Canadian Prime Minister Stephen Harper said on Sunday that he has officially asked Canadian Governor General David Johnston to dissolve parliament.
He asked to dissolve the parliament kicking off an 11-week campaign ahead of the country's 42nd election slated for October 19.
"I feel very strongly that those campaigns need to be conducted under the rules of the law.
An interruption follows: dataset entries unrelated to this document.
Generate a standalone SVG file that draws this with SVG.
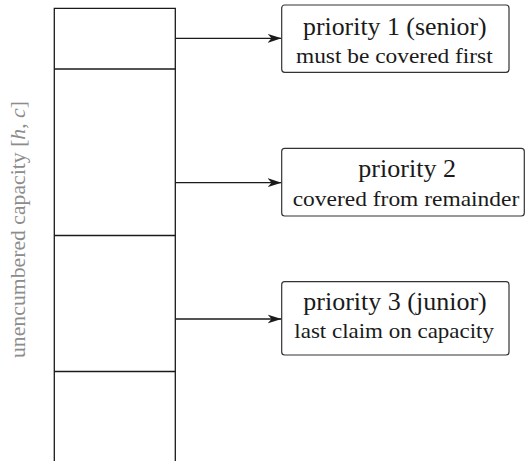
<svg xmlns="http://www.w3.org/2000/svg" width="526" height="461" viewBox="0 0 526 461">
  <style>
    .col { fill: none; stroke: #1a1a1a; stroke-width: 1.3; }
    .box { fill: #ffffff; stroke: #333333; stroke-width: 1.2; }
    .conn { fill: none; stroke: #1a1a1a; stroke-width: 1.3; marker-end: url(#stealth); }
    text { font-family: "Liberation Serif", "DejaVu Serif", serif; }
    .t1 { font-size: 24.5px; fill: #1a1a1a; }
    .t2 { font-size: 21.5px; fill: #1a1a1a; }
    .axis { font-size: 21px; fill: #8c8c8c; }
  </style>
  <defs>
    <marker id="stealth" markerUnits="userSpaceOnUse" viewBox="0 0 14 10" refX="14" refY="5" markerWidth="14" markerHeight="10" orient="auto">
      <path d="M0,0.5 L14,5 L0,9.5 L4,5 Z" fill="#1a1a1a"/>
    </marker>
  </defs>

  <rect width="526" height="461" fill="#ffffff"/>

  <!-- capacity column with tranche dividers -->
  <g id="capacity-column">
    <path class="col" d="M54.3,470 V8.3 H175.3 V470"/>
    <line class="col" x1="54.3" y1="69" x2="175.3" y2="69"/>
    <line class="col" x1="54.3" y1="235.5" x2="175.3" y2="235.5"/>
    <line class="col" x1="54.3" y1="371.5" x2="175.3" y2="371.5"/>
  </g>

  <!-- vertical axis label -->
  <g id="axis-label">
    <text class="axis" transform="translate(25,358) rotate(-90)" textLength="257" lengthAdjust="spacingAndGlyphs">unencumbered capacity [<tspan font-style="italic">h</tspan>, <tspan font-style="italic">c</tspan>]</text>
  </g>

  <!-- connectors -->
  <g id="connectors">
    <line class="conn" x1="175.3" y1="38.3" x2="281.5" y2="38.3"/>
    <line class="conn" x1="175.3" y1="182.7" x2="281.5" y2="182.7"/>
    <line class="conn" x1="175.3" y1="319" x2="281.5" y2="319"/>
  </g>

  <g id="priority-1">
    <rect class="box" x="281.7" y="5" width="227.3" height="67.3" rx="3"/>
    <text class="t1" x="303" y="35" textLength="183.7" lengthAdjust="spacingAndGlyphs">priority 1 (senior)</text>
    <text class="t2" x="296" y="62.5" textLength="196.7" lengthAdjust="spacingAndGlyphs">must be covered first</text>
  </g>

  <g id="priority-2">
    <rect class="box" x="281.7" y="148.3" width="242.6" height="67.7" rx="3"/>
    <text class="t1" x="358.3" y="176.7" textLength="97.7" lengthAdjust="spacingAndGlyphs">priority 2</text>
    <text class="t2" x="292.7" y="205.7" textLength="226.6" lengthAdjust="spacingAndGlyphs">covered from remainder</text>
  </g>

  <g id="priority-3">
    <rect class="box" x="281.7" y="281.7" width="227.3" height="73.3" rx="3"/>
    <text class="t1" x="303.3" y="310" textLength="183.4" lengthAdjust="spacingAndGlyphs">priority 3 (junior)</text>
    <text class="t2" x="294.3" y="338.3" textLength="199.7" lengthAdjust="spacingAndGlyphs">last claim on capacity</text>
  </g>
</svg>
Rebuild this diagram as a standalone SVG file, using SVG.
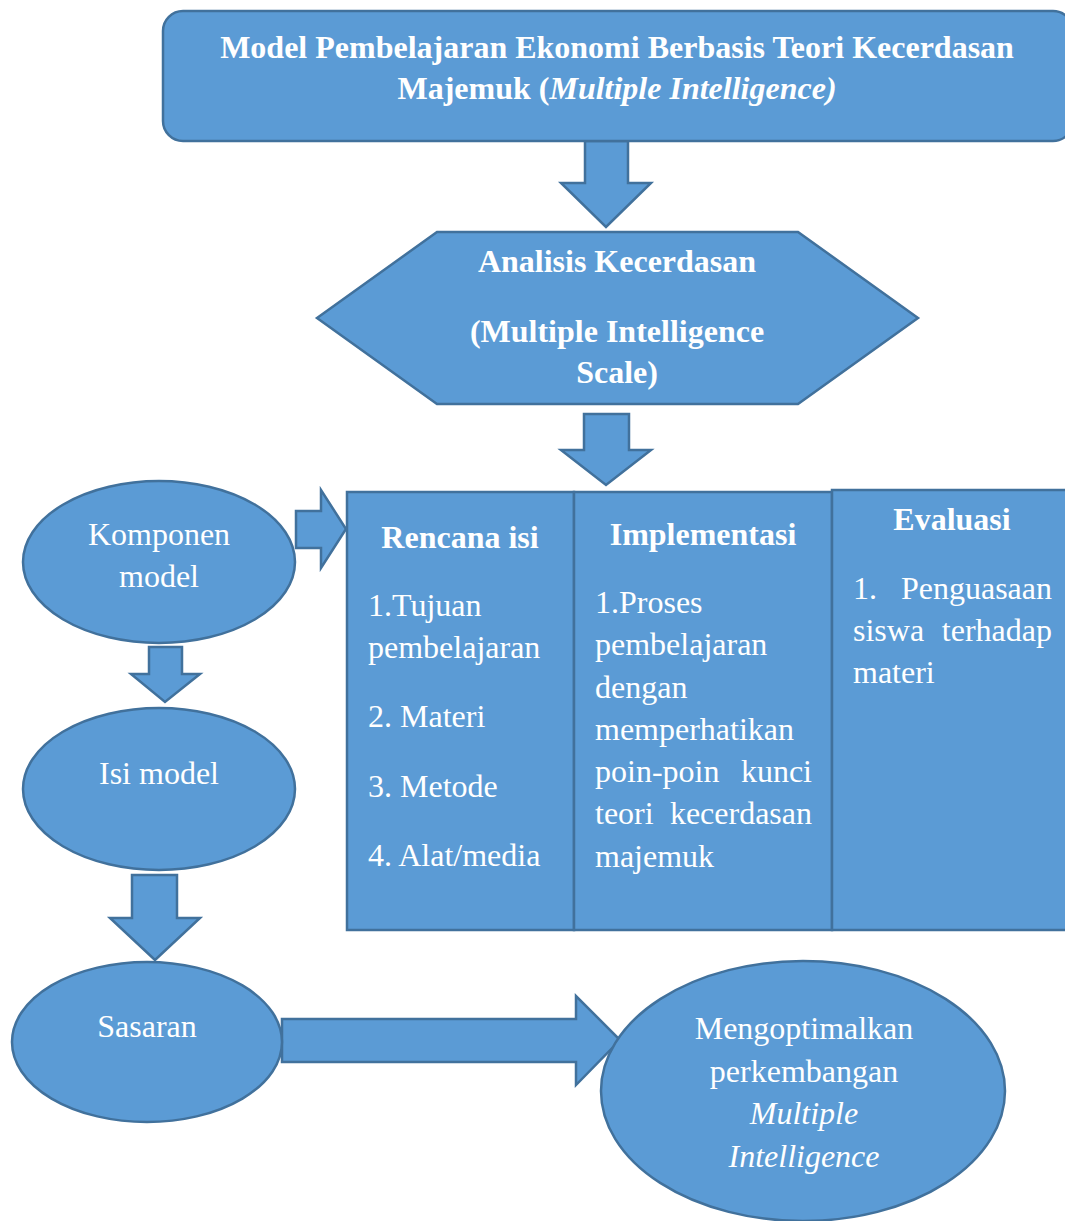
<svg xmlns="http://www.w3.org/2000/svg" width="1065" height="1221" viewBox="0 0 1065 1221">
<style>
.s{fill:#5B9BD5;stroke:#41719C;stroke-width:2.5}
text{font-family:"Liberation Serif","Times New Roman",serif;font-size:32px;fill:#FFFFFF}
.b{font-weight:bold}
.i{font-style:italic}
.c{text-anchor:middle}
.e{text-anchor:end}
</style>
<rect width="1065" height="1221" fill="#FFFFFF"/>
<g id="connectors">
<polygon class="s" points="585,141 628,141 628,183 651,183 606,227 561,183 585,183"/>
<polygon class="s" points="584,414 629,414 629,450 651,450 606,485 561,450 584,450"/>
<polygon class="s" points="296,511 321,511 321,490 346,529 321,568 321,548 296,548"/>
<polygon class="s" points="149,647 182,647 182,674 200,674 165,702 131,674 149,674"/>
<polygon class="s" points="132,875 177,875 177,918 200,918 155,960 110,918 132,918"/>
<polygon class="s" points="282,1019 576,1019 576,996 620,1040 576,1085 576,1062 282,1062"/>
</g>
<g id="title">
<rect class="s" x="163" y="11" width="910" height="130" rx="20" ry="20"/>
<text class="b c" x="617" y="58">Model Pembelajaran Ekonomi Berbasis Teori Kecerdasan</text>
<text class="b c" x="617" y="99">Majemuk (<tspan class="i">Multiple Intelligence)</tspan></text>
</g>
<g id="analisis">
<polygon class="s" points="317,318 437,232 798,232 918,318 798,404 437,404"/>
<text class="b c" x="617" y="272">Analisis Kecerdasan</text>
<text class="b c" x="617" y="342">(Multiple Intelligence</text>
<text class="b c" x="617" y="383">Scale)</text>
</g>
<g id="rencana">
<rect class="s" x="347" y="492" width="227" height="438"/>
<text class="b c" x="460" y="548">Rencana isi</text>
<text x="368" y="616">1.Tujuan</text>
<text x="368" y="658">pembelajaran</text>
<text x="368" y="727">2. Materi</text>
<text x="368" y="797">3. Metode</text>
<text x="368" y="866">4. Alat/media</text>
</g>
<g id="implementasi">
<rect class="s" x="574" y="492" width="258" height="438"/>
<text class="b c" x="703" y="545">Implementasi</text>
<text x="595" y="613">1.Proses</text>
<text x="595" y="655">pembelajaran</text>
<text x="595" y="698">dengan</text>
<text x="595" y="740">memperhatikan</text>
<text x="595" y="782">poin-poin</text><text class="e" x="812" y="782">kunci</text>
<text x="595" y="824">teori</text><text class="e" x="812" y="824">kecerdasan</text>
<text x="595" y="867">majemuk</text>
</g>
<g id="evaluasi">
<rect class="s" x="832" y="490" width="240" height="440"/>
<text class="b c" x="952" y="530">Evaluasi</text>
<text x="853" y="599">1.</text><text class="e" x="1052" y="599">Penguasaan</text>
<text x="853" y="641">siswa</text><text class="e" x="1052" y="641">terhadap</text>
<text x="853" y="683">materi</text>
</g>
<g id="komponen">
<ellipse class="s" cx="159" cy="562" rx="136" ry="81"/>
<text class="c" x="159" y="545">Komponen</text>
<text class="c" x="159" y="587">model</text>
</g>
<g id="isi">
<ellipse class="s" cx="159" cy="789" rx="136" ry="81"/>
<text class="c" x="159" y="784">Isi model</text>
</g>
<g id="sasaran">
<ellipse class="s" cx="147" cy="1042" rx="135" ry="80"/>
<text class="c" x="147" y="1037">Sasaran</text>
</g>
<g id="mengoptimalkan">
<ellipse class="s" cx="803" cy="1091" rx="202" ry="130"/>
<text class="c" x="804" y="1039">Mengoptimalkan</text>
<text class="c" x="804" y="1082">perkembangan</text>
<text class="c i" x="804" y="1124">Multiple</text>
<text class="c i" x="804" y="1167">Intelligence</text>
</g>
</svg>
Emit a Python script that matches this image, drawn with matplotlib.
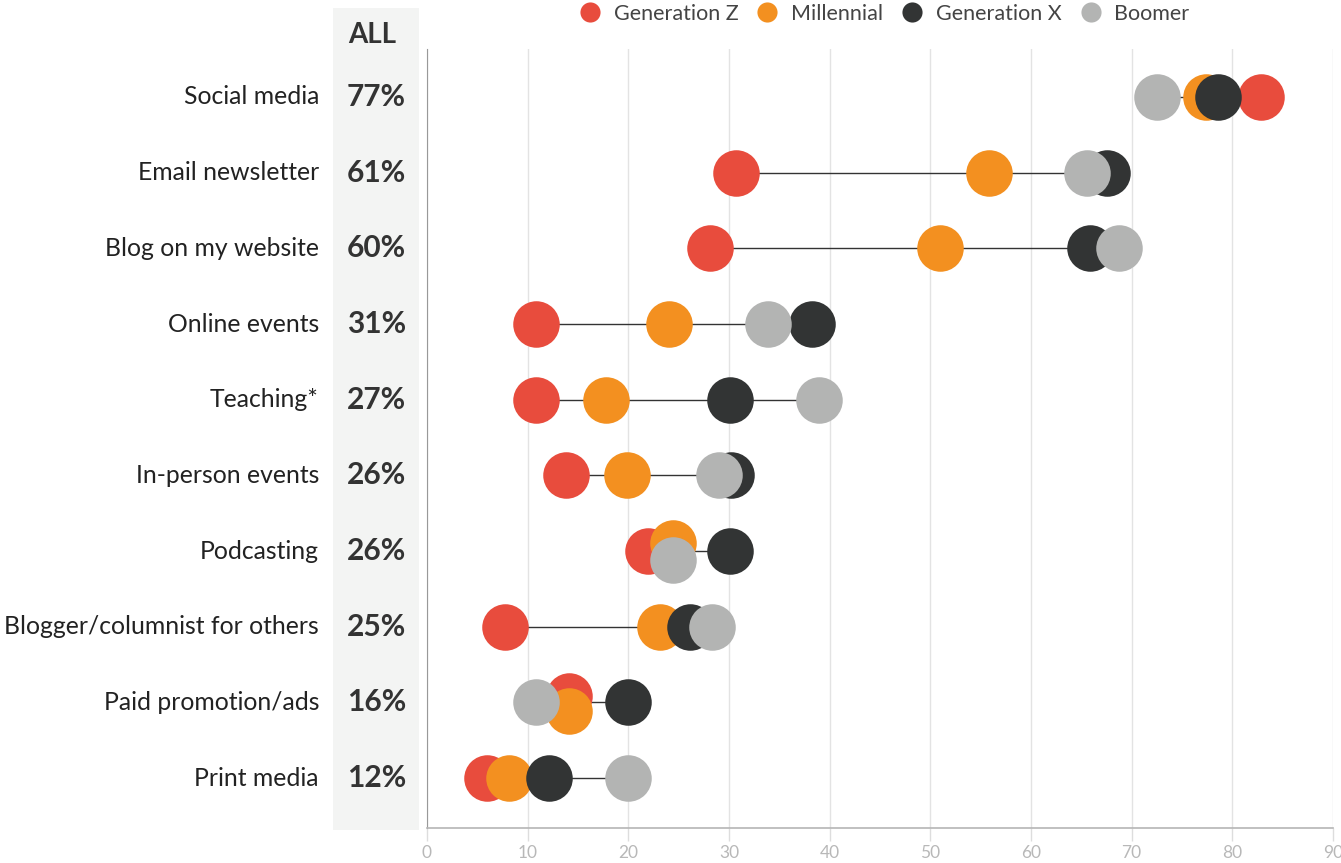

The money come from the parties themselves, not from government resources, parliamentary resources or taxpayer resources," Harper said answering a question as to why he launched the campaign so far in advance of the fixed election date, which is the longest and most costly in the country's political history.
"In terms of the fact that we're a better organised political party, and better supported by Canadians -- those advantages exist whether we call this campaign or not," he said.
Canadian opposition leaders accused him of poor economic management and of ignoring the plight of Canada's jobless and middle class Canadians who have seen their incomes become stagnant.
Stretching over 78 days, the campaign's result will set the country on a course that either solidifies a decade of change under Harper's conservative party on everything from taxes to foreign policy, or rejects the ideology behind those policies and embraces a more progressive approach promised by Tom Mulcair's New Democrat Party and Justin Trudeau's Liberal Party.
If Harper wins the election, he will be making a history. It would be the first time since Wilfrid Laurier in 1908 that a prime minister won four consecutive elections.